The genuinely useful, durable content is the value-chain breakdown — miner wins, smelter gets squeezed, downstream passes through — and the TC/RC mechanism, which is the kind of plumbing detail most copper commentary glosses over. The zero-dollar Chinese smelting anecdote is a vivid, checkable signal of how lopsided the concentrate market has become.

Weaknesses: it leans heavily on one analyst’s framing with no opposing voice, and the supercycle case rests almost entirely on “if AI demand stays linear” — a load-bearing assumption that is doing a lot of work and could just as easily wobble. The recurring India-grievance framing (reopen Sterlite!) is reasonable but one-sided; the plant closed after people were killed in a police firing, and “if there are environmental concerns they should be resolved” rather waves past a serious story. The transcript is also a bit meandering, with the interviewer doing a lot of “I read somewhere” thinking-aloud.

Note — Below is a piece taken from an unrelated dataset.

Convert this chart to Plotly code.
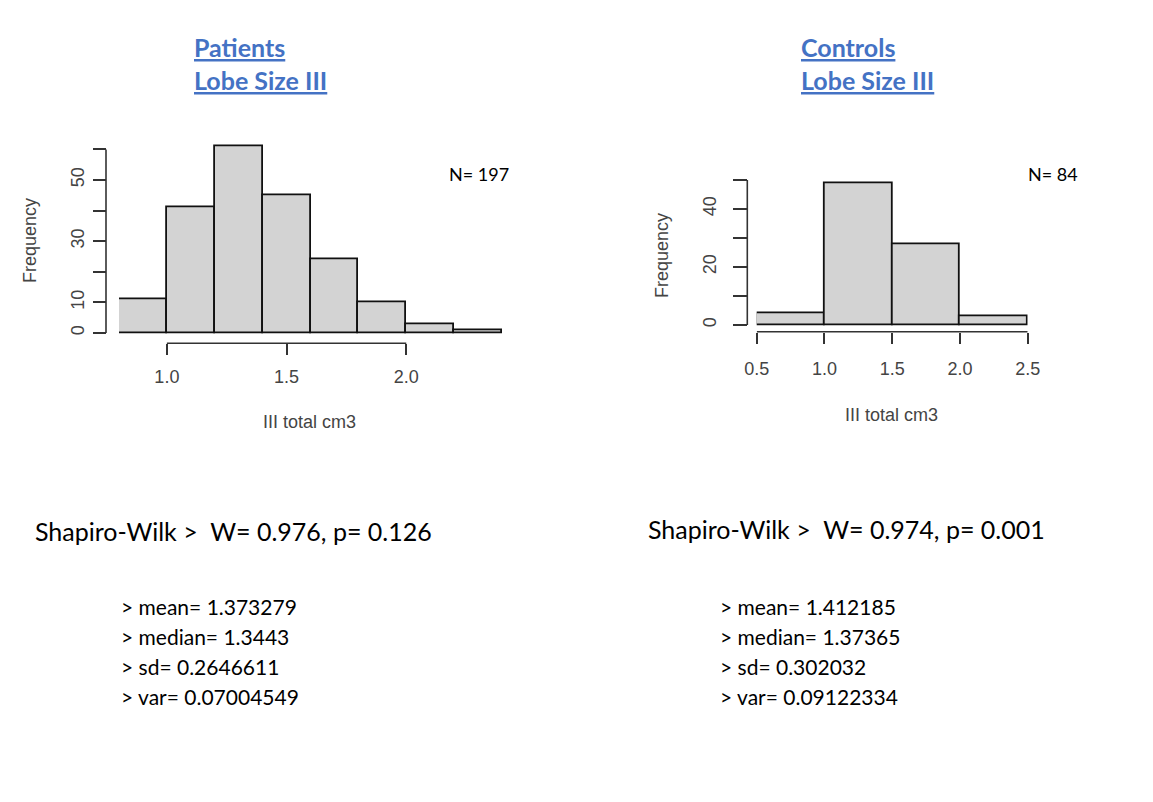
import plotly.graph_objects as go

W, H = 1153, 802

# ---- data ----
pat_edges = [0.8, 1.0, 1.2, 1.4, 1.6, 1.8, 2.0, 2.2, 2.4]
pat_counts = [11, 41, 61, 45, 24, 10, 3, 1]
pat_yticks = [0, 10, 20, 30, 40, 50, 60]
pat_ylabels = ["0", "10", "", "30", "", "50", ""]
pat_xticks = [1.0, 1.5, 2.0]
pat_xlabels = ["1.0", "1.5", "2.0"]

ctl_edges = [0.5, 1.0, 1.5, 2.0, 2.5]
ctl_counts = [4, 49, 28, 3]
ctl_yticks = [0, 10, 20, 30, 40, 50]
ctl_ylabels = ["0", "", "20", "", "40", ""]
ctl_xticks = [0.5, 1.0, 1.5, 2.0, 2.5]
ctl_xlabels = ["0.5", "1.0", "1.5", "2.0", "2.5"]

pat_title = ["Patients", "Lobe Size III"]
ctl_title = ["Controls", "Lobe Size III"]
pat_n = "N= 197"
ctl_n = "N= 84"
pat_sw = "Shapiro-Wilk >  W= 0.976, p= 0.126"
ctl_sw = "Shapiro-Wilk >  W= 0.974, p= 0.001"
pat_stats = ["> mean= 1.373279", "> median= 1.3443", "> sd= 0.2646611", "> var= 0.07004549"]
ctl_stats = ["> mean= 1.412185", "> median= 1.37365", "> sd= 0.302032", "> var= 0.09122334"]
xlab = "III total cm3"
ylab = "Frequency"

OFF_X, OFF_Y = 8, 8
TXT_DX = -2


def px(x):
    return (x - OFF_X) / W


def py(y):
    return 1 - (y - OFF_Y) / H


fig = go.Figure()


def centers(e):
    return [(e[i] + e[i + 1]) / 2 for i in range(len(e) - 1)]


def widths(e):
    return [e[i + 1] - e[i] for i in range(len(e) - 1)]


fig.add_trace(go.Bar(x=centers(pat_edges), y=pat_counts, width=widths(pat_edges),
                     marker=dict(color="#d3d3d3", line=dict(color="#111", width=1.8)),
                     xaxis="x", yaxis="y", showlegend=False))
fig.add_trace(go.Bar(x=centers(ctl_edges), y=ctl_counts, width=widths(ctl_edges),
                     marker=dict(color="#d3d3d3", line=dict(color="#111", width=1.8)),
                     xaxis="x2", yaxis="y2", showlegend=False))

axfont = dict(family="Liberation Sans, Arial", size=18, color="#444")
common = dict(showgrid=False, zeroline=False, showline=False, ticks="outside", automargin=False,
              tickwidth=1.6, tickcolor="#333", tickfont=axfont)

# left panel geometry (pixels)
L_x0, L_x1 = 119.0, 502.0          # 0.8 -> 2.4
L_y0 = 333.0                        # y=0
L_unit = 3.06
L_ymin, L_ymax = -1, 62
L_yax, L_xax = 106.0, 343.3
# right panel geometry
R_x0, R_x1 = 756.7, 1027.7          # 0.5 -> 2.5
R_y0 = 325.0
R_unit = 2.9
R_ymin, R_ymax = -1, 52
R_yax, R_xax = 747.3, 331.7

fig.update_layout(
    width=W, height=H,
    margin=dict(l=0, r=0, t=0, b=0, pad=0, autoexpand=False),
    paper_bgcolor="white", plot_bgcolor="rgba(0,0,0,0)",
    bargap=0,
    xaxis=dict(domain=[px(L_x0), px(L_x1)], range=[pat_edges[0], pat_edges[-1]],
               anchor="free", position=py(L_xax), ticklen=11,
               tickvals=pat_xticks, ticktext=pat_xlabels, ticklabelstandoff=6, **common),
    yaxis=dict(domain=[py(L_y0 - L_ymin * L_unit), py(L_y0 - L_ymax * L_unit)],
               range=[L_ymin, L_ymax], anchor="free", position=px(L_yax), ticklen=13,
               tickvals=pat_yticks, ticktext=pat_ylabels, tickangle=-90, ticklabelstandoff=2, **common),
    xaxis2=dict(domain=[px(R_x0), px(R_x1)], range=[ctl_edges[0], ctl_edges[-1]],
                anchor="free", position=py(R_xax), ticklen=11,
                tickvals=ctl_xticks, ticktext=ctl_xlabels, ticklabelstandoff=10, **common),
    yaxis2=dict(domain=[py(R_y0 - R_ymin * R_unit), py(R_y0 - R_ymax * R_unit)],
                range=[R_ymin, R_ymax], anchor="free", position=px(R_yax), ticklen=14,
                tickvals=ctl_yticks, ticktext=ctl_ylabels, tickangle=-90, ticklabelstandoff=10, **common),
)

# R-style detached axis lines
line = dict(color="#333", width=1.6)
fig.add_shape(type="line", xref="x", yref="paper", x0=pat_xticks[0], x1=pat_xticks[-1],
              y0=py(L_xax), y1=py(L_xax), line=line)
fig.add_shape(type="line", xref="paper", yref="y", x0=px(L_yax), x1=px(L_yax),
              y0=pat_yticks[0], y1=pat_yticks[-1], line=line)
fig.add_shape(type="line", xref="x2", yref="paper", x0=ctl_xticks[0], x1=ctl_xticks[-1],
              y0=py(R_xax), y1=py(R_xax), line=line)
fig.add_shape(type="line", xref="paper", yref="y2", x0=px(R_yax), x1=px(R_yax),
              y0=ctl_yticks[0], y1=ctl_yticks[-1], line=line)

ann = []
labfont = dict(family="Liberation Sans, Arial", size=18, color="#444")
# axis titles
ann.append(dict(x=px(309), y=py(422), text=xlab, font=labfont))
ann.append(dict(x=px(30), y=py(241), text=ylab, font=labfont, textangle=-90))
ann.append(dict(x=px(891), y=py(415), text=xlab, font=labfont))
ann.append(dict(x=px(662), y=py(256), text=ylab, font=labfont, textangle=-90))

# titles
tfont = dict(family="Lato, Open Sans", size=25, color="#4472C4", weight="bold", lineposition="under")
for i, t in enumerate(pat_title):
    ann.append(dict(x=px(194 + TXT_DX), y=py(47 + 33 * i), text=t, font=tfont, xanchor="left"))
for i, t in enumerate(ctl_title):
    ann.append(dict(x=px(801 + TXT_DX), y=py(47 + 33 * i), text=t, font=tfont, xanchor="left"))

nfont = dict(family="Lato, Open Sans", size=18, color="black")
ann.append(dict(x=px(449 + TXT_DX), y=py(174), text=pat_n, font=nfont, xanchor="left"))
ann.append(dict(x=px(1028 + TXT_DX), y=py(174), text=ctl_n, font=nfont, xanchor="left"))

swfont = dict(family="Lato, Open Sans", size=25, color="black")
ann.append(dict(x=px(35 + TXT_DX), y=py(531), text=pat_sw, font=swfont, xanchor="left"))
ann.append(dict(x=px(648 + TXT_DX), y=py(529), text=ctl_sw, font=swfont, xanchor="left"))

sfont = dict(family="Lato, Open Sans", size=21, color="black")
for i, s in enumerate(pat_stats):
    ann.append(dict(x=px(121 + TXT_DX), y=py(606 + 30 * i), text=s, font=sfont, xanchor="left"))
for i, s in enumerate(ctl_stats):
    ann.append(dict(x=px(720 + TXT_DX), y=py(606 + 30 * i), text=s, font=sfont, xanchor="left"))

for a in ann:
    a.update(xref="paper", yref="paper", showarrow=False)
    a.setdefault("xanchor", "center")
    a.setdefault("yanchor", "middle")
fig.update_layout(annotations=ann)

fig.write_html("out.html")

A 7. Clear, mostly rigorous, genuinely educational on market mechanics, let down slightly by single-source framing and an AI-demand assumption it can’t really defend.

Further Reading

  • London Metal Exchange (LME) — primary source for the inventory data Jeswani recommends tracking weekly.
  • The Green Tribunal / Sterlite Tuticorin case — for the full environmental-and-protest story behind India’s import dependence, worth reading from non-industry sources for balance.
  • EU CBAM (Carbon Border Adjustment Mechanism) — the carbon-border-tax framework that begins reshaping copper-product exports from 2028.